Records with drawing code =>
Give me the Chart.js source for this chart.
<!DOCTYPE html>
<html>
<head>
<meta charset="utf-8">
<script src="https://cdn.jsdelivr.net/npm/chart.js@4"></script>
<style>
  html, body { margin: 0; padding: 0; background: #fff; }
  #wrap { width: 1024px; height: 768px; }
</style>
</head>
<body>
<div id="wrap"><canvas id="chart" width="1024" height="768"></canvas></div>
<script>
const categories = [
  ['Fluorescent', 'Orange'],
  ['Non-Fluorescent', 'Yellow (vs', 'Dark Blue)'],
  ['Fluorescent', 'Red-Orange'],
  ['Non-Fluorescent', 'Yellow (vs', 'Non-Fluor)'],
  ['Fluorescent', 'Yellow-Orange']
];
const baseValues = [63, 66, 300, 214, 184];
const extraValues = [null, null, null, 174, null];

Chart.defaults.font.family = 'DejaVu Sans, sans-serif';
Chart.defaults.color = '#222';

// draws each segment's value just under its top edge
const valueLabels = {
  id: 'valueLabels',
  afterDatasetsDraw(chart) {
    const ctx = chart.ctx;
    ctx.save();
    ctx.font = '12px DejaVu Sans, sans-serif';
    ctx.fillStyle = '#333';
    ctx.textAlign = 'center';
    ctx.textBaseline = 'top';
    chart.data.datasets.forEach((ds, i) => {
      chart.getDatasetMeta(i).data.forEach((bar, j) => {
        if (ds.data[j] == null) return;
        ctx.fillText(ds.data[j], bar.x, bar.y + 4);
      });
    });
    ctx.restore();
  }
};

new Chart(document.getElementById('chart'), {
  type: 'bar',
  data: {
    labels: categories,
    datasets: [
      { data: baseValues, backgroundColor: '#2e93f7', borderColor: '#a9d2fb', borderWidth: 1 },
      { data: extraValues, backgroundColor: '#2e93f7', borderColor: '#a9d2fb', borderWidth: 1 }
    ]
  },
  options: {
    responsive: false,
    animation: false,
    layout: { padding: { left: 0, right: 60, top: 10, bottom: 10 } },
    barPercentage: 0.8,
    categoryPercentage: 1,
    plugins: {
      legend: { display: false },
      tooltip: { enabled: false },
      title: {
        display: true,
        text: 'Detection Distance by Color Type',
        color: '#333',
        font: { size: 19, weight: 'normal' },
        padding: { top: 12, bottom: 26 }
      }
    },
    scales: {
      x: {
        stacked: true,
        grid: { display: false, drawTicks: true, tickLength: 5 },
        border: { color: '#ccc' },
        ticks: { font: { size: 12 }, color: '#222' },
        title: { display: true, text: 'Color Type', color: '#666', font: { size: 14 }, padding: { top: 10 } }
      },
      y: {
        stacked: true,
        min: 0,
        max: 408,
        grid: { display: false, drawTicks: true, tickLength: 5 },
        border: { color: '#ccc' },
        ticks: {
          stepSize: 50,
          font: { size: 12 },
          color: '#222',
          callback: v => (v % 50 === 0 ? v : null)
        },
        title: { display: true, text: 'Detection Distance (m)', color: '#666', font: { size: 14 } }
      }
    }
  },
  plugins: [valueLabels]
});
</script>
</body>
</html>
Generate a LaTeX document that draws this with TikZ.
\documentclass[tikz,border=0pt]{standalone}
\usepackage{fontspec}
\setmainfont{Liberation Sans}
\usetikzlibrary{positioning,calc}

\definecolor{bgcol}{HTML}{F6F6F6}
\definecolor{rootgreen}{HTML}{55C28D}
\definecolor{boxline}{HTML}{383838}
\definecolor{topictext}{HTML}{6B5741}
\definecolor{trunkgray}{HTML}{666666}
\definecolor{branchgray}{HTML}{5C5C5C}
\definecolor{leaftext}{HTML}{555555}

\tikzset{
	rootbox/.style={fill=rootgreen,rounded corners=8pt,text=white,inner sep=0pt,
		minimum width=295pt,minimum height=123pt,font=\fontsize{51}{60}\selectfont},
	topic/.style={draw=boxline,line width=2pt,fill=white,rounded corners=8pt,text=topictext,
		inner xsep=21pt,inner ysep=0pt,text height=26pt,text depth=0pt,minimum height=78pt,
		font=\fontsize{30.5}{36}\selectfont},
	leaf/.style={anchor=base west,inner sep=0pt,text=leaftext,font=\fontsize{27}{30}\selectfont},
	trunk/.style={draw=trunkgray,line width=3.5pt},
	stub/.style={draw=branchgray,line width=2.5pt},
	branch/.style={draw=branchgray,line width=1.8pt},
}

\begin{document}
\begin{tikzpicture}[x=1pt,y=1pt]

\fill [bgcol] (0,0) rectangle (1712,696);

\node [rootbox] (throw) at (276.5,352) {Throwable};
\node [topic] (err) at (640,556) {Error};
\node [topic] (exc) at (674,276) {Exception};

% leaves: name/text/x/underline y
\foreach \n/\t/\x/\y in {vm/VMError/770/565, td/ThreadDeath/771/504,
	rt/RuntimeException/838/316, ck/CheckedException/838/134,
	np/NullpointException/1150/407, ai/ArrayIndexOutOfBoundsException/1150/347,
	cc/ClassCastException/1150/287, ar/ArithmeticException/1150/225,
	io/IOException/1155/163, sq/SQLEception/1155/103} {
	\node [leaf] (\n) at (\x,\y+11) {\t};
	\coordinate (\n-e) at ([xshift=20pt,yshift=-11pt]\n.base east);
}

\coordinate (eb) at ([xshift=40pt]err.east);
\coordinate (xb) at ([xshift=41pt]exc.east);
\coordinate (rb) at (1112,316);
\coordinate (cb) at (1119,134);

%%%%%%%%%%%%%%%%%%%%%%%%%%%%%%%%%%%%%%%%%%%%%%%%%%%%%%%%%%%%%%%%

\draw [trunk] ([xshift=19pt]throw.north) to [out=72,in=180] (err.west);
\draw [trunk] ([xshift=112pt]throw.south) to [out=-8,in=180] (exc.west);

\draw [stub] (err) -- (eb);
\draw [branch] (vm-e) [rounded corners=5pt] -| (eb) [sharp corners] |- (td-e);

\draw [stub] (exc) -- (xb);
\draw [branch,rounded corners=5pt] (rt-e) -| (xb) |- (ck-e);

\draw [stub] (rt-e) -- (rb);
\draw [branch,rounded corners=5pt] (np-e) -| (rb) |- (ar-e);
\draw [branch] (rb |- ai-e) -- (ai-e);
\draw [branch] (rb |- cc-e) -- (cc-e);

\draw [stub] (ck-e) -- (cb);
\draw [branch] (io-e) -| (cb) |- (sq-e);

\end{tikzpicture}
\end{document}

WORK TO COMPLETE => Output, please, only the lines running from the start of the entries through the line that contains "Chart.defaults.color = '#222';", including both of those lines.

CORRECT OUTPUT =>
Give me the Chart.js source for this chart.
<!DOCTYPE html>
<html>
<head>
<meta charset="utf-8">
<script src="https://cdn.jsdelivr.net/npm/chart.js@4"></script>
<style>
  html, body { margin: 0; padding: 0; background: #fff; }
  #wrap { width: 1024px; height: 768px; }
</style>
</head>
<body>
<div id="wrap"><canvas id="chart" width="1024" height="768"></canvas></div>
<script>
const categories = [
  ['Fluorescent', 'Orange'],
  ['Non-Fluorescent', 'Yellow (vs', 'Dark Blue)'],
  ['Fluorescent', 'Red-Orange'],
  ['Non-Fluorescent', 'Yellow (vs', 'Non-Fluor)'],
  ['Fluorescent', 'Yellow-Orange']
];
const baseValues = [63, 66, 300, 214, 184];
const extraValues = [null, null, null, 174, null];

Chart.defaults.font.family = 'DejaVu Sans, sans-serif';
Chart.defaults.color = '#222';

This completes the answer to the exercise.